In our modern world, power is everything. Whether it be political, social, or even statistical, humankind always thirsts for more. While political and social power may be a little beyond our scope, a new bioinformatic package has come forth to power up your ability to detect differentially methylated regions (DMRs) from whole-genome bisulfite sequencing (WGBS) data.
The identification of DMRs by WGBS is no easy task; the high cost of sequencing leads to low sample sizes with low coverage and thus the requirement for complex statistical inference. Further complications arise from the correlated nature of CpG sites, which makes controlling the false discovery rate (FDR) challenging. However, as the price of sequencing continues to plummet, WGBS has emerged as a truly genome-wide method that can be applied to complex experimental designs.
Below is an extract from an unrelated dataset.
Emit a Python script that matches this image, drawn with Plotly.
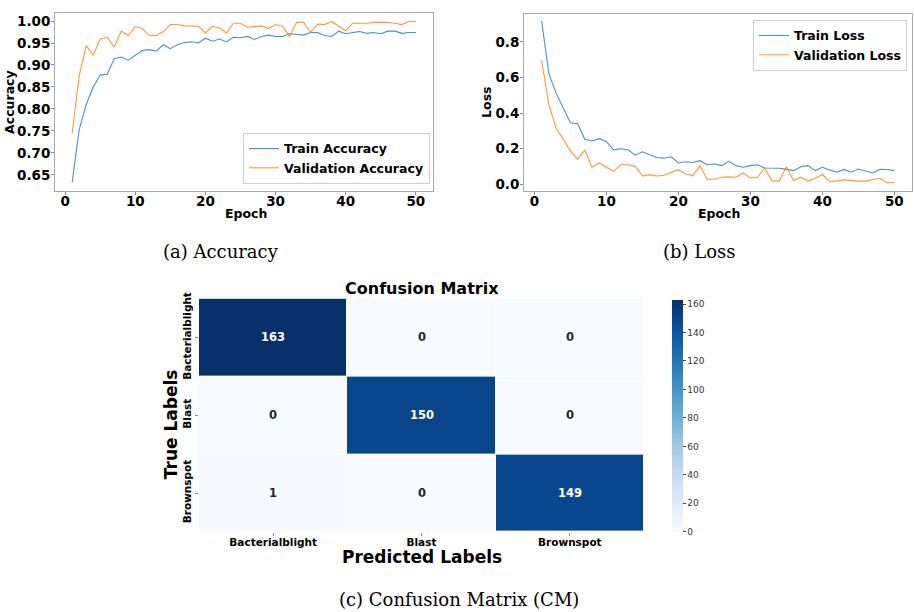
import plotly.graph_objects as go
import plotly.colors as pc

epochs = list(range(1, 51))
train_acc = [0.633, 0.753, 0.810, 0.850, 0.877, 0.879, 0.914, 0.918, 0.911, 0.922,
             0.933, 0.935, 0.932, 0.946, 0.937, 0.946, 0.951, 0.953, 0.950, 0.961,
             0.954, 0.959, 0.953, 0.963, 0.962, 0.965, 0.958, 0.965, 0.968, 0.965,
             0.965, 0.971, 0.969, 0.968, 0.974, 0.974, 0.967, 0.965, 0.977, 0.971,
             0.974, 0.976, 0.972, 0.974, 0.971, 0.977, 0.977, 0.972, 0.974, 0.974]
val_acc = [0.744, 0.875, 0.944, 0.922, 0.959, 0.963, 0.941, 0.977, 0.967, 0.987,
           0.983, 0.967, 0.967, 0.976, 0.992, 0.992, 0.989, 0.988, 0.988, 0.973,
           0.988, 0.984, 0.973, 0.995, 0.995, 0.986, 0.988, 0.989, 0.983, 0.992,
           0.988, 0.965, 0.997, 0.997, 0.974, 0.993, 0.992, 0.999, 0.988, 0.978,
           0.995, 0.995, 0.995, 0.997, 0.997, 0.997, 0.995, 0.992, 0.999, 0.999]
train_loss = [0.918, 0.623, 0.512, 0.428, 0.345, 0.340, 0.252, 0.243, 0.256, 0.239,
              0.193, 0.199, 0.193, 0.163, 0.182, 0.165, 0.150, 0.146, 0.154, 0.119,
              0.126, 0.122, 0.132, 0.109, 0.113, 0.104, 0.128, 0.104, 0.095, 0.104,
              0.109, 0.091, 0.091, 0.089, 0.083, 0.076, 0.098, 0.104, 0.076, 0.095,
              0.080, 0.067, 0.083, 0.067, 0.085, 0.076, 0.063, 0.083, 0.082, 0.076]
val_loss = [0.698, 0.447, 0.317, 0.252, 0.187, 0.141, 0.191, 0.095, 0.119, 0.095,
            0.072, 0.109, 0.109, 0.100, 0.046, 0.052, 0.046, 0.050, 0.067, 0.081,
            0.057, 0.048, 0.104, 0.026, 0.029, 0.039, 0.041, 0.039, 0.063, 0.035,
            0.039, 0.091, 0.017, 0.017, 0.098, 0.020, 0.039, 0.017, 0.033, 0.054,
            0.015, 0.017, 0.024, 0.020, 0.017, 0.017, 0.026, 0.033, 0.007, 0.009]

classes = ["Bacterialblight", "Blast", "Brownspot"]
cm = [[163, 0, 0],
      [0, 150, 0],
      [1, 0, 149]]

acc_ticks = [0.65, 0.70, 0.75, 0.80, 0.85, 0.90, 0.95, 1.00]
loss_ticks = [0.0, 0.2, 0.4, 0.6, 0.8]
epoch_ticks = [0, 10, 20, 30, 40, 50]
cbar_ticks = [0, 20, 40, 60, 80, 100, 120, 140, 160]

W, H = 914, 612
BLUE = "#1f77b4"
ORANGE = "#ff7f0e"
BOLD = dict(family="DejaVu Sans", weight="bold", color="black")


def px_x(p):
    return p / W


def px_y(p):
    return 1 - p / H


fig = go.Figure()

LW = 1.1
OP = 0.8
fig.add_trace(go.Scatter(x=epochs, y=train_acc, mode="lines", name="Train Accuracy", opacity=OP,
                         line=dict(color=BLUE, width=LW), xaxis="x", yaxis="y", legend="legend"))
fig.add_trace(go.Scatter(x=epochs, y=val_acc, mode="lines", name="Validation Accuracy", opacity=OP,
                         line=dict(color=ORANGE, width=LW), xaxis="x", yaxis="y", legend="legend"))
fig.add_trace(go.Scatter(x=epochs, y=train_loss, mode="lines", name="Train Loss", opacity=OP,
                         line=dict(color=BLUE, width=LW), xaxis="x2", yaxis="y2", legend="legend2"))
fig.add_trace(go.Scatter(x=epochs, y=val_loss, mode="lines", name="Validation Loss", opacity=OP,
                         line=dict(color=ORANGE, width=LW), xaxis="x2", yaxis="y2", legend="legend2"))

zmax = max(max(r) for r in cm)
fig.add_trace(go.Heatmap(
    z=cm, x=classes, y=classes, xaxis="x3", yaxis="y3",
    colorscale=pc.sequential.Blues, zmin=0, zmax=zmax, xgap=1, ygap=1,
    showlegend=False, hoverinfo="skip",
    colorbar=dict(x=px_x(672), xanchor="left", thickness=11, xpad=0, ypad=0,
                  len=(532 - 297) / H, lenmode="fraction",
                  y=px_y((297 + 532) / 2), yanchor="middle",
                  tickvals=cbar_ticks, ticks="outside", ticklen=3, tickcolor="#444",
                  tickfont=dict(family="DejaVu Sans", size=9, color="#333"),
                  outlinewidth=0),
))

axis_common = dict(showline=True, mirror=True, linecolor="#aaaaaa", linewidth=1,
                   showgrid=False, zeroline=False, ticks="outside", ticklen=3,
                   tickcolor="#888", tickfont=dict(size=13.5, **BOLD))
xstand = dict(ticklabelstandoff=-5)
ystand = dict(ticklabelstandoff=-2)

fig.update_layout(
    width=W, height=H, margin=dict(l=0, r=0, t=0, b=0),
    paper_bgcolor="white", plot_bgcolor="white",
    xaxis=dict(domain=[px_x(55), px_x(433)], range=[-1.45, 52.45], tickvals=epoch_ticks,
               anchor="y", **axis_common, **xstand),
    yaxis=dict(domain=[px_y(187), px_y(7)], range=[0.6135, 1.0185], tickvals=acc_ticks,
               tickformat=".2f", anchor="x", **axis_common, **ystand),
    xaxis2=dict(domain=[px_x(524), px_x(912)], range=[-1.45, 52.45], tickvals=epoch_ticks,
                anchor="y2", **axis_common, **xstand),
    yaxis2=dict(domain=[px_y(187), px_y(8)], range=[-0.038, 0.958], tickvals=loss_ticks,
                tickformat=".1f", anchor="x2", **axis_common, **ystand),
    xaxis3=dict(domain=[px_x(199), px_x(644)], anchor="y3", showgrid=False, zeroline=False,
                ticks="outside", ticklen=3, tickcolor="#888", ticklabelstandoff=-3,
                tickfont=dict(size=10.5, **BOLD)),
    yaxis3=dict(domain=[px_y(532), px_y(296)], anchor="x3", autorange="reversed",
                showgrid=False, zeroline=False, ticks="outside", ticklen=3, tickcolor="#888",
                tickangle=-90, tickfont=dict(size=10.5, **BOLD)),
    legend=dict(xanchor="right", x=px_x(430), yanchor="bottom", y=px_y(180),
                bordercolor="#cccccc", borderwidth=1, bgcolor="white",
                font=dict(size=12.5, **BOLD), tracegroupgap=0),
    legend2=dict(xanchor="right", x=px_x(907), yanchor="top", y=px_y(14),
                 bordercolor="#cccccc", borderwidth=1, bgcolor="white",
                 font=dict(size=12.5, **BOLD), tracegroupgap=0),
)

ann = []


def text(x, y, s, size, angle=0, font=None, color="black"):
    f = dict(font or BOLD)
    f["size"] = size
    f["color"] = color
    ann.append(dict(x=px_x(x), y=px_y(y), xref="paper", yref="paper", text=s,
                    showarrow=False, textangle=angle, font=f,
                    xanchor="center", yanchor="middle"))


text(10, 97, "Accuracy", 12.5, -90)
text(246, 210, "Epoch", 12.5)
text(487, 97, "Loss", 12.5, -90)
text(719, 210, "Epoch", 12.5)
SERIF = dict(family="DejaVu Serif", color="black")
text(221, 248, "(a) Accuracy", 18, font=SERIF)
text(699, 248, "(b) Loss", 18, font=SERIF)
text(459, 600, "(c) Confusion Matrix (CM)", 18, font=SERIF)
text(422, 286, "Confusion Matrix", 16)
text(422, 557, "Predicted Labels", 17)
text(171, 423, "True Labels", 17, -90)

fig.update_layout(annotations=ann)

for i, row in enumerate(cm):
    for j, v in enumerate(row):
        fig.add_annotation(x=classes[j], y=classes[i], xref="x3", yref="y3", text=str(v),
                           showarrow=False,
                           font=dict(family="DejaVu Sans", weight="bold", size=11.5,
                                     color="white" if v > zmax / 2 else "#262626"))

fig.write_html("out.html")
To tackle the challenges of identifying DMRs from WGBS data, the lab of Rafael Irizarry at Harvard University (USA) has brought forth dmrseq. dmrseq builds on the data structure of the popular bsseq (BSmooth) package, which was also developed in the Irizarry lab, but offers a very different approach.
The identification DMR employs two critical steps:
- DMR Detection: The differences in CpG methylation for the effect of interest are pooled and smoothed to give CpG sites with higher coverage a higher weight, and candidate DMRs are assembled
- Statistical Analysis: A region statistic for each DMR, which is comparable across the genome, is estimated via the application of a generalized least squares (GLS) regression model with a nested autoregressive correlated error structure for the effect of interest. Then, permutation testing of a pooled null distribution enables the identification of significant DMRs
- This approach accounts for both inter-individual and inter-CpG variability across the entire genome
Notably, by performing the statistical testing on DMRs and not CpGs, dmrseq offers accurate FDR control. This approach also allows the direct adjustment of covariates in the model, an ideal situation for covariates that are continuous or contain two or more groups. Covariates can also be incorporated by balancing the permutations, which is ideal for two group covariates such as sex. Finally, dmrseq also allows for multi-group comparisons and can identify DMRs with a sample size as low as two per group.
By comparing dmrseq to bsseq, DSS, and Metilene, and examining the differences in DMR identification in data from the human epigenome roadmap, mouse models, or simulations, the talented team demonstrated the powerful capabilities of dmrseq in identifying DMRs.